After these breakthroughs in the 1960s, the pair continued to work together in the field of experimental hematology for the next two decades. Although they continued to make more discoveries, it was those first findings that caused a huge impact on biology today by demonstrating the presence of stem cells. The field of stem cell biology has expanded dramatically and is now on the verge of a potential revolution in how we understand health and treat disease.
Born in an affluent neighborhood of Toronto, on Warren Road south of St. Clair Avenue, Ernest “Bun” McCulloch was raised well, with a private school education at Upper Canada College and summers at the cottage in the country. Given the nickname “Bun” by his grandmother, the name stuck with him for his entire life. McCulloch was educated as a medical doctor at the University of Toronto, graduating with an MD in 1948, then going on to the Lister Institute in London, England, where he had his first experience with scientific research.
“Bun” returned to Canada in 1949 where he interned at the Toronto General Hospital, specializing in internal medicine. His medical career began at the Sunnybrook Hospital in Toronto where he became an assistant resident and a research fellow in pathology at the Banting Institute. In 1954, McCulloch joined the University of Toronto as a teacher in the Department of Medicine. His next move, taking on the Head of Hematology in the Biology Division at the Ontario Cancer Institute in 1957, would result in his most famous work. He became part of a team of new promising young cancer researchers in the newly founded Department of Medical Biophysics, McCulloch quickly partnered up with James Till to study the effects of radiation on mouse bone marrow cells. The pair conducted a series of experiments that would eventually result in the first proof of the existence of stem cells, a discovery that would revolutionize our understanding of human biology and disease.

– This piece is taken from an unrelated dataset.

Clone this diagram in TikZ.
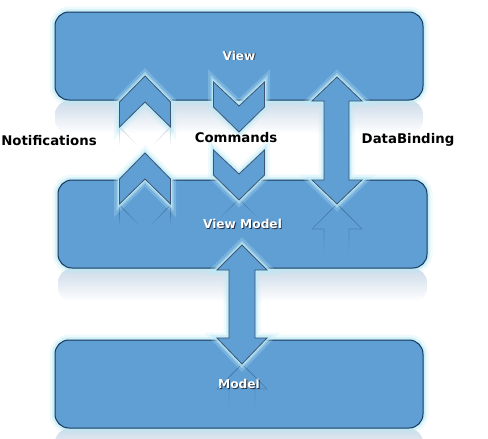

Ernest McCulloch was a man of incredible personality and charm. He was extremely well read and enjoyed discussing a wide variety of poetry, classical literature and theatre with his colleagues. He is known for his long-lasting impact on the Canadian medical research community. A list of the notable scientists mentored by Till and McCulloch is a who’s who of Canadian medical scientists, including (but not limited to): former president of the Canadian Institute for Health Research, Alan Bernstein; the discoverer of the T-cell receptor, Tak Mak, and a world leader in the field of hematopoietic stem cell biology, Connie Eaves.
McCulloch and Till’s work resulted in almost every top honor in science, except for the Noble Prize. Widely expected to be a joint winner of this top prize in science with Jim Till, sadly McCulloch passed away in 2011 preventing him from receiving this distinction. Till and McCulloch’s legacy in Canadian biomedical research cannot be understated, with their foundational work in establishing the presence of stem cells within bone marrow and prolific scientific mentorship. With two recent Nobel prizes, 2007 and 2012, going to stem cell researchers who worked on embryonic stem cells and induced pluripotent stem cells, respectively, it is still expected by many scientists that Till’s seminal experiments on adult stem cells will garner him the Nobel prize in the future.